[Entries with chart source code]
begin
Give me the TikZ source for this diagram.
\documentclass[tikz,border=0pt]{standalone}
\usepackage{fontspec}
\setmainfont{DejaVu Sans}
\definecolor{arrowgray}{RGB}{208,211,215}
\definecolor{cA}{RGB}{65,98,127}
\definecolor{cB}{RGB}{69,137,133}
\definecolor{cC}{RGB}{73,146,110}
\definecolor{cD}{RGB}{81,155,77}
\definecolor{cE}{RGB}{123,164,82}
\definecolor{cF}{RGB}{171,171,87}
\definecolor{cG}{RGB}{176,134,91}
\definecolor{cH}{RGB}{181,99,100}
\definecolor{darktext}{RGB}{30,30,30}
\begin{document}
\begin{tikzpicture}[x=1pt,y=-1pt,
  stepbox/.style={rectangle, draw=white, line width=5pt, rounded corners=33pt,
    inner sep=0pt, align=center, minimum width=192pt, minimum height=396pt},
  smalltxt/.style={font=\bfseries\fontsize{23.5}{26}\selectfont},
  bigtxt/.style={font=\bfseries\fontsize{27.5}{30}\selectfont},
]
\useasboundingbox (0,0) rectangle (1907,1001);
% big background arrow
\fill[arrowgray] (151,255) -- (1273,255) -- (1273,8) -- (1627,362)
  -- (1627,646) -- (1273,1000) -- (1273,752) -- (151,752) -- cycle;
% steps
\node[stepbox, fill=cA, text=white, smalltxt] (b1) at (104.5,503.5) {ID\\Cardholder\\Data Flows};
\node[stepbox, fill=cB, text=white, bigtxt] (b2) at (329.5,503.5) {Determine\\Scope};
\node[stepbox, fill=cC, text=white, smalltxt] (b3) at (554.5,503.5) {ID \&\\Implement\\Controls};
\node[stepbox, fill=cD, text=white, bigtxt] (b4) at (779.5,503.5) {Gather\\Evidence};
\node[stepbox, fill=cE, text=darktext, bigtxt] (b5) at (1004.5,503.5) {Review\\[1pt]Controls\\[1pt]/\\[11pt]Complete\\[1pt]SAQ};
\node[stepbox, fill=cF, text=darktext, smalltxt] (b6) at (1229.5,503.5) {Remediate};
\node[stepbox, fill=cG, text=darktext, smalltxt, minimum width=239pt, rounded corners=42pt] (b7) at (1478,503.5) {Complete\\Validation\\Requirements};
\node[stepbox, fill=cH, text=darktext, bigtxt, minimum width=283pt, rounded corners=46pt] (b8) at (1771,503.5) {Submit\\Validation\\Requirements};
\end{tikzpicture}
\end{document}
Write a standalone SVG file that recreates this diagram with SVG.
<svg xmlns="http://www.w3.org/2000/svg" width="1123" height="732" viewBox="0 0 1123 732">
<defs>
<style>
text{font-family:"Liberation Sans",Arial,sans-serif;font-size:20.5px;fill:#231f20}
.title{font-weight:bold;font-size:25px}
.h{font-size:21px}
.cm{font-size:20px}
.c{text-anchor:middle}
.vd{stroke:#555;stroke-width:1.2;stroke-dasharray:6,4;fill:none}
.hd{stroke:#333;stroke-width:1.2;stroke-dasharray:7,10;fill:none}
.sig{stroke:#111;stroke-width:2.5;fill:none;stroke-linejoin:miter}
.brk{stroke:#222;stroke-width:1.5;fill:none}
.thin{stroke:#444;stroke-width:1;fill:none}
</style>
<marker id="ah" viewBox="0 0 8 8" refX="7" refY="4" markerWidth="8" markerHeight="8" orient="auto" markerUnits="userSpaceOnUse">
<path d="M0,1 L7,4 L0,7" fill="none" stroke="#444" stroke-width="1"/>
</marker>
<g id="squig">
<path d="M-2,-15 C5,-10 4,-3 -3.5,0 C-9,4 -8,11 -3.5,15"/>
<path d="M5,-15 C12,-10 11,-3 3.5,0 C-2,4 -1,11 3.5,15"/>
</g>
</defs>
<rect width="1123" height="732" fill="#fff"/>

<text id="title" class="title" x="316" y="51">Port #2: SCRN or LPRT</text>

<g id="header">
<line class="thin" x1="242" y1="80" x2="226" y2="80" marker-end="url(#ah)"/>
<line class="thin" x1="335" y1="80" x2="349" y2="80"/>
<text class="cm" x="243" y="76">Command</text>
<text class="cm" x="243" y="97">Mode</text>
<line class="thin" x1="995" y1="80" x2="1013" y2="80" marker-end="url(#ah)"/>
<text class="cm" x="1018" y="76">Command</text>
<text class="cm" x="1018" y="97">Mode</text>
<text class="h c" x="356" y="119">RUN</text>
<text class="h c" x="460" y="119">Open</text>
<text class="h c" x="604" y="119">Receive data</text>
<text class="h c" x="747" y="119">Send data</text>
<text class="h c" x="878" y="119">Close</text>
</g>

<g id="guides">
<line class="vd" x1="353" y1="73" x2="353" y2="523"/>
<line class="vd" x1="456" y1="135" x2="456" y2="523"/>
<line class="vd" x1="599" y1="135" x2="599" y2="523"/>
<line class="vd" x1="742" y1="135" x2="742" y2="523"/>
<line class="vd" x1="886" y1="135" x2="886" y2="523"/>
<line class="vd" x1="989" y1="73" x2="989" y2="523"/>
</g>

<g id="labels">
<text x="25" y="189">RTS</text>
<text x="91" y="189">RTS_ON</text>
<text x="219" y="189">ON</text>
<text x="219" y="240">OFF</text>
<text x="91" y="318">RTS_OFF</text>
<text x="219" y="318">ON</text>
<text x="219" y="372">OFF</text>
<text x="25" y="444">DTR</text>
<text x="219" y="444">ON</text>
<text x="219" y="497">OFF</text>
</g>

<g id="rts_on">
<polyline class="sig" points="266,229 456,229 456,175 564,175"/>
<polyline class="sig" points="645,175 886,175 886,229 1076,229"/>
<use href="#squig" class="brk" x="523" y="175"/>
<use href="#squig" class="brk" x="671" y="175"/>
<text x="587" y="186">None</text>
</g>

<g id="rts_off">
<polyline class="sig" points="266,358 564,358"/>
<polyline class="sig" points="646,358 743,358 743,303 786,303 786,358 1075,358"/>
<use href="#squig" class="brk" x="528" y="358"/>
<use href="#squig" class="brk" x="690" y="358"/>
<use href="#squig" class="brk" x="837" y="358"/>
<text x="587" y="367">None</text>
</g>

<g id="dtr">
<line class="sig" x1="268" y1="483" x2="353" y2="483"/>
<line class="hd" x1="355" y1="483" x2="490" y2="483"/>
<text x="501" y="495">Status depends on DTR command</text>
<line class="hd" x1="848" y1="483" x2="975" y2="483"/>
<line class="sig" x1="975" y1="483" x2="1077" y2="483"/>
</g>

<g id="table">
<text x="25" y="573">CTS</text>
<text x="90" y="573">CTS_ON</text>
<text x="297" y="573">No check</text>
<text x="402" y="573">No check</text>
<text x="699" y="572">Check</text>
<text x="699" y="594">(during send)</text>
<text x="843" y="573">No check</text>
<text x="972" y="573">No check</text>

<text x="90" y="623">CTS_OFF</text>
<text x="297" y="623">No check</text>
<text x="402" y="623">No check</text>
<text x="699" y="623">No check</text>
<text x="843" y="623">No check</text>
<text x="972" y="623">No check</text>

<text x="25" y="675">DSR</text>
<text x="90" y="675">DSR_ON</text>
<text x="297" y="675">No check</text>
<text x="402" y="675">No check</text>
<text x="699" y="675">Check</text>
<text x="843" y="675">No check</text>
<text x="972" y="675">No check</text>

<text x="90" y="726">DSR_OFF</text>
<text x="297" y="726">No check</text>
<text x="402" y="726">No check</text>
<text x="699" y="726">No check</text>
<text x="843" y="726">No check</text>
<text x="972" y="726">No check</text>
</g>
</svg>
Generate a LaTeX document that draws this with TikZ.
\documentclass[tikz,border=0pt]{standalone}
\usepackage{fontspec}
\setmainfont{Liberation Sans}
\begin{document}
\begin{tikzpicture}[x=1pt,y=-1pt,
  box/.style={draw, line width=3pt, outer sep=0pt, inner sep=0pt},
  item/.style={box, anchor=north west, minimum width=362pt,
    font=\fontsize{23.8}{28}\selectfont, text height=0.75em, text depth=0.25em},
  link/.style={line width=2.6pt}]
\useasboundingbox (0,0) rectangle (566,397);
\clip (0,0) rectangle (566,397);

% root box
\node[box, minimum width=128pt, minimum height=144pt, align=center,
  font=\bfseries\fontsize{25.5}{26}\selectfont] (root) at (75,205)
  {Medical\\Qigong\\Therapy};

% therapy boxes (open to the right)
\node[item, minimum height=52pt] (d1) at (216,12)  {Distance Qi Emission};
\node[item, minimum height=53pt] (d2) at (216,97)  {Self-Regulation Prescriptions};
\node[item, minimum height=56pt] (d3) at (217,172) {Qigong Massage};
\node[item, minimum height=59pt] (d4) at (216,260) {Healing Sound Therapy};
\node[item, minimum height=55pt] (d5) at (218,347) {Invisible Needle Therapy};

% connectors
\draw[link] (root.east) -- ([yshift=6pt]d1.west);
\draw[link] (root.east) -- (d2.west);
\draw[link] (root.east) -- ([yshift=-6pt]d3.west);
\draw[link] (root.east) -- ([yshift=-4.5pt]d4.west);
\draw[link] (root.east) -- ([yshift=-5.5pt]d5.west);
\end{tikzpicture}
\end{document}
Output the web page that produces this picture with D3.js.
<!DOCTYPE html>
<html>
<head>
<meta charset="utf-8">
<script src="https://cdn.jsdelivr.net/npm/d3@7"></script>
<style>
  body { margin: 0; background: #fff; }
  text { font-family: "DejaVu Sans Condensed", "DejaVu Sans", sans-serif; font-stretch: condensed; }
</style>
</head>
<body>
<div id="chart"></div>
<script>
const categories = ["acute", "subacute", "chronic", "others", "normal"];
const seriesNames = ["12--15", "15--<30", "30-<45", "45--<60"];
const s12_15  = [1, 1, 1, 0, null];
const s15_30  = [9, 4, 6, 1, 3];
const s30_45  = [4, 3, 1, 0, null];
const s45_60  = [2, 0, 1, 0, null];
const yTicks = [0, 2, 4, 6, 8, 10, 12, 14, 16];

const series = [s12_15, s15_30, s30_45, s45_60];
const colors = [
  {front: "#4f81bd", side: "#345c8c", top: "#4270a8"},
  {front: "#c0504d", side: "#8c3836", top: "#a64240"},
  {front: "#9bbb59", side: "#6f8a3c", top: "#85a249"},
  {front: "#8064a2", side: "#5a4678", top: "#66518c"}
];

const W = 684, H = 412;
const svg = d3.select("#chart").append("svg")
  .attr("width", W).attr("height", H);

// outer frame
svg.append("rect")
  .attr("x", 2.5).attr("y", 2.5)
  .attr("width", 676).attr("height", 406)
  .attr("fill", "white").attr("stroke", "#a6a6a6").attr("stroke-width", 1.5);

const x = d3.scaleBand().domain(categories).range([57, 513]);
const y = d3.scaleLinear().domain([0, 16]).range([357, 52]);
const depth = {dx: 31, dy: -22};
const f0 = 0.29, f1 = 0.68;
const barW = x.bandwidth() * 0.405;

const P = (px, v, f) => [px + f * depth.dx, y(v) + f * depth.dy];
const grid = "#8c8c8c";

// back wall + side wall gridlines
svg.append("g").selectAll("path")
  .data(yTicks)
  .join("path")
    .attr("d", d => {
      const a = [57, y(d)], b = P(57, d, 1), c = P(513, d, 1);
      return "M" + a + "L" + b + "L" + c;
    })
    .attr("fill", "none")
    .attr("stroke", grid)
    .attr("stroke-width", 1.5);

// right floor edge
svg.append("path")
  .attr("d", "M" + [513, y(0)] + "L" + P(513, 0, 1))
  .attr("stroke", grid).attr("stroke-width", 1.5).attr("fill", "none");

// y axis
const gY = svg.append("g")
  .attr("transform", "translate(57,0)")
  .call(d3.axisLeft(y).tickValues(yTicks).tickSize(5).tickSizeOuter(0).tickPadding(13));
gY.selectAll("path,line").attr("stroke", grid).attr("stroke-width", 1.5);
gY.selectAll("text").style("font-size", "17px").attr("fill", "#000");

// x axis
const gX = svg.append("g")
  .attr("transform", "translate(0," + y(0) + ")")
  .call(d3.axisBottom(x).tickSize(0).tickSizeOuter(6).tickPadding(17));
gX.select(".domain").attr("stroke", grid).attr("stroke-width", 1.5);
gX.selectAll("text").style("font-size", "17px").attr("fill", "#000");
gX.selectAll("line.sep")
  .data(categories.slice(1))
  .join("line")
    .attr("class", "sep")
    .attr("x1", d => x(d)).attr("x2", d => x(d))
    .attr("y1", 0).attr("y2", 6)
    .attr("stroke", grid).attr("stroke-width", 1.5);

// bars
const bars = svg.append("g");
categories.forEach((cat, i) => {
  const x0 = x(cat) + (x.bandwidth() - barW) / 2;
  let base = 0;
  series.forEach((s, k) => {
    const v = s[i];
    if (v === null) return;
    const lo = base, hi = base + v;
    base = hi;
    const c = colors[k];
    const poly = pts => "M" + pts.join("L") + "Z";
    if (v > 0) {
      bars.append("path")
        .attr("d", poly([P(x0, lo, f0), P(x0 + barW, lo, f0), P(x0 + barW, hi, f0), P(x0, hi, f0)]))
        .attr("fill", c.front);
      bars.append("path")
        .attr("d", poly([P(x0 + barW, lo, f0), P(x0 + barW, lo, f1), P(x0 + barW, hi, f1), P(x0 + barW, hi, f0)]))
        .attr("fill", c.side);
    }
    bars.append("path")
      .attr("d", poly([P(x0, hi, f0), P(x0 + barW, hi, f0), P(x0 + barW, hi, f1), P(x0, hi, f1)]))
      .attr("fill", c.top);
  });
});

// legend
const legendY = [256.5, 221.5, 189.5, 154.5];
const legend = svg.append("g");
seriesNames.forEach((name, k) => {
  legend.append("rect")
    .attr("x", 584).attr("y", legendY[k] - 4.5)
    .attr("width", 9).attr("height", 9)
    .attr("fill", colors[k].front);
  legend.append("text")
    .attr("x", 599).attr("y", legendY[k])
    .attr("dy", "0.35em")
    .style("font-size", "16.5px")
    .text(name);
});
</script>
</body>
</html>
end
▸ Problem to solve: Which lines hold the word "diagram"? Copy all of them.

▸ Written solution:
Give me the TikZ source for this diagram.
Write a standalone SVG file that recreates this diagram with SVG.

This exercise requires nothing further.